Xi is worse off in both scenarios. By taking the first course, he will temporarily lose face but manage a deep, systemic risk to the economy. He would “seek truth from facts (求是)”, as Deng Xiaoping might urge. By taking the second course, Xi will need to shift the blame onto someone else and orchestrate a massive purge. He would “kill the chicken to scare the monkeys away (杀鸡吓猴)”, as Mao Zedong might put it.    

The ghost of Deng then started haunting Xi. To commemorate the 40th anniversary of “reform and opening”, Xi last week went on a “southern tour” akin to Deng’s in 1992. Given 22 minutes of airtime on Thursday’s news broadcast, CCTV reported:

On Xi Jinping’s inspection tour of Guangdong, the banner of the new era’s reform and opening must be held up high; and reform and opening will continually deepen.     

But are reforms really deepening? As markets became volatile during Xi’s southern tour, Wall Street Journal reporter Jacky Wong argued:

Xi Jinping has vowed to take care of China’s troubled private-sector companies. That actually seems to mean more state control.

As South China Morning Post reporters Laura He and Zhang Shidong showed, this meant in practice:

At least 32 companies listed on the Shanghai and Shenzhen bourses sold controlling stakes to the Chinese state as of October 17, six of them to the central government, while 26 were taken over by provincial or city-level agencies.

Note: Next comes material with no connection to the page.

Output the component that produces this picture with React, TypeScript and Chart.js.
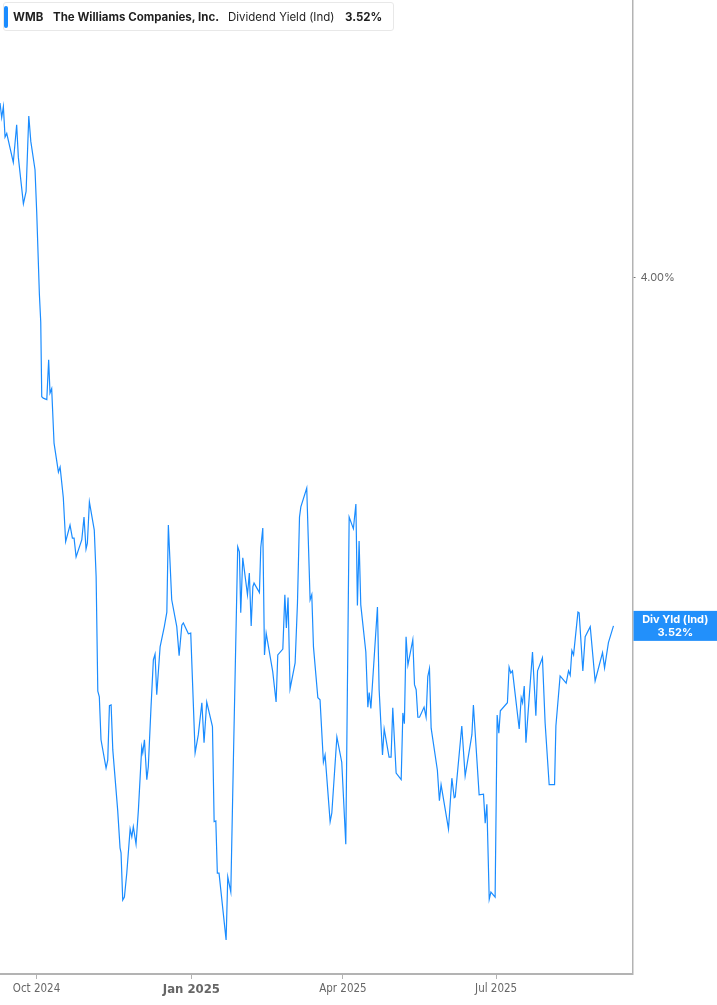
import { useEffect, useRef } from 'react';
import { Chart, registerables, type ChartConfiguration } from 'chart.js';

Chart.register(...registerables);

// day offsets from 2024-10-01
const days = [
  -21.7, -20.7, -19.7, -18.7, -17.7, -13.8, -11.8, -10.8, -7.8, -6.2,
  -4.6, -3.4, -0.9, 0.1, 1.7, 2.5, 3.1, 4.0, 6.1, 7.2,
  8.0, 9.0, 10.4, 13.0, 14.0, 15.9, 17.3, 19.9, 21.3, 22.3,
  23.5, 26.9, 28.2, 29.4, 30.2, 31.4, 34.3, 35.4, 36.4, 37.3,
  38.3, 41.3, 42.3, 43.3, 44.3, 45.3, 48.2, 49.6, 50.2, 51.2,
  52.2, 53.6, 55.6, 56.6, 57.5, 59.1, 60.5, 62.5, 63.1, 64.1,
  65.5, 66.4, 68.0, 69.4, 70.4, 71.4, 73.4, 75.9, 77.4, 78.3,
  80.3, 83.3, 84.7, 86.3, 87.2, 90.2, 91.6, 94.2, 96.1, 98.2,
  99.5, 101.1, 104.5, 105.5, 106.5, 107.4, 108.4, 112.6, 113.6, 115.4,
  116.9, 119.5, 120.5, 121.3, 122.5, 125.3, 126.4, 127.5, 128.5, 129.2,
  132.4, 133.2, 134.4, 135.4, 136.4, 140.3, 142.3, 143.3, 146.3, 147.5,
  148.4, 149.4, 150.6, 153.6, 155.0, 156.2, 157.0, 160.5, 162.5, 163.5,
  164.5, 167.1, 168.4, 170.4, 171.4, 174.4, 175.4, 178.4, 181.3, 183.7,
  185.7, 188.2, 189.7, 190.6, 191.6, 192.6, 195.6, 196.8, 197.6, 198.6,
  202.5, 203.5, 205.5, 206.5, 209.4, 210.6, 211.6, 213.6, 216.6, 217.6,
  218.5, 219.5, 220.6, 223.5, 224.5, 225.5, 226.5, 227.5, 230.2, 231.4,
  232.4, 233.4, 234.4, 238.1, 239.3, 240.3, 244.7, 246.7, 248.1, 248.7,
  252.6, 254.6, 258.6, 259.5, 262.9, 265.5, 266.5, 267.5, 268.9, 269.9,
  272.4, 273.6, 274.6, 275.5, 279.7, 280.7, 281.7, 282.7, 286.7, 287.9,
  288.7, 289.7, 290.7, 294.6, 296.6, 297.6, 300.5, 302.1, 304.5, 307.7,
  308.5, 311.0, 314.6, 316.0, 317.0, 318.0, 319.0, 321.6, 322.3, 324.5,
  325.9, 328.9, 331.8, 336.2, 337.4, 339.7, 342.7,
];

// dividend yield (%) for each day above
const yields = [
  4.241, 4.221, 4.236, 4.194, 4.199, 4.159, 4.211, 4.166, 4.102, 4.119,
  4.223, 4.188, 4.149, 4.091, 3.977, 3.939, 3.836, 3.834, 3.832, 3.887,
  3.841, 3.847, 3.772, 3.732, 3.739, 3.697, 3.636, 3.659, 3.641, 3.641,
  3.615, 3.639, 3.670, 3.626, 3.634, 3.691, 3.652, 3.588, 3.430, 3.422,
  3.363, 3.324, 3.335, 3.410, 3.411, 3.349, 3.266, 3.214, 3.207, 3.142,
  3.146, 3.179, 3.240, 3.229, 3.243, 3.219, 3.266, 3.353, 3.345, 3.363,
  3.308, 3.326, 3.408, 3.473, 3.481, 3.425, 3.491, 3.519, 3.539, 3.659,
  3.556, 3.519, 3.479, 3.521, 3.524, 3.509, 3.510, 3.345, 3.370, 3.414,
  3.359, 3.415, 3.381, 3.250, 3.251, 3.179, 3.179, 3.087, 3.174, 3.153,
  3.331, 3.629, 3.622, 3.538, 3.614, 3.563, 3.593, 3.520, 3.574, 3.579,
  3.566, 3.628, 3.655, 3.480, 3.510, 3.457, 3.415, 3.480, 3.488, 3.563,
  3.517, 3.559, 3.433, 3.469, 3.552, 3.670, 3.684, 3.710, 3.556, 3.563,
  3.491, 3.421, 3.418, 3.332, 3.342, 3.250, 3.262, 3.367, 3.332, 3.219,
  3.670, 3.654, 3.688, 3.548, 3.637, 3.549, 3.484, 3.408, 3.428, 3.406,
  3.546, 3.432, 3.342, 3.378, 3.339, 3.339, 3.407, 3.317, 3.308, 3.400,
  3.385, 3.505, 3.466, 3.501, 3.439, 3.432, 3.394, 3.394, 3.408, 3.394,
  3.450, 3.461, 3.379, 3.321, 3.279, 3.301, 3.240, 3.310, 3.283, 3.284,
  3.382, 3.313, 3.370, 3.411, 3.287, 3.288, 3.248, 3.274, 3.143, 3.153,
  3.146, 3.397, 3.372, 3.403, 3.414, 3.463, 3.455, 3.458, 3.378, 3.421,
  3.414, 3.437, 3.359, 3.484, 3.396, 3.458, 3.476, 3.386, 3.301, 3.301,
  3.382, 3.451, 3.441, 3.458, 3.452, 3.486, 3.480, 3.539, 3.538, 3.458,
  3.505, 3.519, 3.444, 3.483, 3.462, 3.497, 3.520,
];

const tickDays = [0, 92, 182, 273];
const tickLabels = ['Oct 2024', 'Jan 2025', 'Apr 2025', 'Jul 2025'];
const yTicks = [4];

const LINE_BLUE = '#1a8cff';
const AXIS_GREY = '#b3b3b3';
const lastValue = 3.52;

// box on the right axis with the latest value
const lastValueBox = {
  id: 'lastValueBox',
  afterDraw(chart: Chart) {
    const { ctx, chartArea } = chart;
    const y = chart.scales.y.getPixelForValue(lastValue);
    const left = chartArea.right + 1;
    const w = chart.width - left;
    ctx.save();
    ctx.fillStyle = '#2290fb';
    ctx.fillRect(left, y - 15, w, 30);
    ctx.fillStyle = '#ffffff';
    ctx.font = 'bold 11px Inter, "Noto Sans", sans-serif';
    ctx.textAlign = 'center';
    ctx.textBaseline = 'middle';
    ctx.fillText('Div Yld (Ind)', left + w / 2, y - 6);
    ctx.fillText(lastValue.toFixed(2) + '%', left + w / 2, y + 7);
    ctx.restore();
  },
};

export default function App() {
  const canvasRef = useRef<HTMLCanvasElement>(null);
  const chartRef = useRef<Chart | null>(null);

  useEffect(() => {
    if (!canvasRef.current) return;

    const config: ChartConfiguration<'line'> = {
      type: 'line',
      data: {
        datasets: [{
          data: days.map((d, i) => ({ x: d, y: yields[i] })),
          borderColor: LINE_BLUE,
          borderWidth: 1.2,
          pointRadius: 0,
          tension: 0,
          fill: false,
        }],
      },
      options: {
        animation: false,
        responsive: false,
        maintainAspectRatio: false,
        layout: { padding: 0 },
        plugins: {
          legend: { display: false },
          tooltip: { enabled: false },
        },
        scales: {
          x: {
            type: 'linear',
            min: -21.7,
            max: 354,
            afterBuildTicks: (scale) => { scale.ticks = tickDays.map((v) => ({ value: v })); },
            afterFit: (scale: any) => { scale.height = 31; scale.paddingLeft = 0; scale.paddingRight = 0; },
            grid: { drawOnChartArea: false, drawTicks: true, tickLength: 5, color: AXIS_GREY },
            border: { display: true, color: AXIS_GREY, width: 2 },
            ticks: {
              autoSkip: false,
              maxRotation: 0,
              padding: 3,
              color: '#666666',
              font: (ctx: any) => (ctx.tick && ctx.tick.value === 92
                ? { family: '"Liberation Sans Narrow", "DejaVu Sans Condensed", Roboto, sans-serif', size: 13, weight: 'bold' }
                : { family: '"Liberation Sans Narrow", "DejaVu Sans Condensed", Roboto, sans-serif', size: 11.5 }),
              callback: (v) => tickLabels[tickDays.indexOf(Number(v))] ?? '',
            },
          },
          y: {
            type: 'linear',
            position: 'right',
            min: 3.04,
            max: 4.383,
            afterBuildTicks: (scale) => { scale.ticks = yTicks.map((v) => ({ value: v })); },
            afterFit: (scale: any) => { scale.width = 84.5; scale.paddingTop = 0; scale.paddingBottom = 0; },
            grid: { drawOnChartArea: false, drawTicks: true, tickLength: 3, color: '#777777' },
            border: { display: true, color: AXIS_GREY, width: 1.5 },
            ticks: {
              padding: 5,
              color: '#666666',
              font: { family: 'Inter, "Noto Sans", sans-serif', size: 11 },
              callback: (v) => Number(v).toFixed(2) + '%',
            },
          },
        },
      },
      plugins: [lastValueBox],
    };

    chartRef.current = new Chart(canvasRef.current, config);
    return () => { chartRef.current?.destroy(); chartRef.current = null; };
  }, []);

  const headerText: React.CSSProperties = {
    position: 'absolute',
    top: 10,
    fontFamily: 'Inter, "Noto Sans", sans-serif',
    fontSize: 11.5,
    color: '#1f1f1f',
    whiteSpace: 'nowrap',
    lineHeight: '14px',
  };

  return (
    <div style={{ position: 'absolute', left: 0, top: 0, width: 717, height: 1005, background: '#fff' }}>
      <canvas ref={canvasRef} width={717} height={1005} style={{ display: 'block' }} />
      <div
        style={{
          position: 'absolute', left: 3, top: 2, width: 391, height: 29,
          background: '#fff', border: '1px solid #e8e8e8', borderRadius: 3, boxSizing: 'border-box',
        }}
      >
        <div style={{ position: 'absolute', left: 0, top: 3, width: 4, height: 22, background: '#1a8cff', borderRadius: 2 }} />
      </div>
      <span style={{ ...headerText, left: 13, fontWeight: 700 }}>WMB</span>
      <span style={{ ...headerText, left: 53, fontWeight: 700 }}>The Williams Companies, Inc.</span>
      <span style={{ ...headerText, left: 228, fontWeight: 400 }}>Dividend Yield (Ind)</span>
      <span style={{ ...headerText, left: 345, fontWeight: 700 }}>3.52%</span>
    </div>
  );
}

The verdict seemed hard to fathom, but He and Zhang tried:

Call it privatisation in reverse, or re-nationalisation, [either way] Chinese capitalism lay in crisis.

Far from heeding the advice of experts with a continuation of de-leveraging, Xi has let the Chinese state intervene in the market and actually started re-leveraging. The only thing Xi’s “southern tour” has shown is the Chairman’s affinity for Maoist policies that allow the state to control the means of production.

By invoking images of Deng while acting like Mao, Xi appears confused. He seems unable to “seek truth from facts” and get the Chinese economy out of the mess it is in. Instead, Xi has taken after Mao and probably planned his next purge. Such is the absurd logic of Maoist politics, where being “red” means more than being an expert.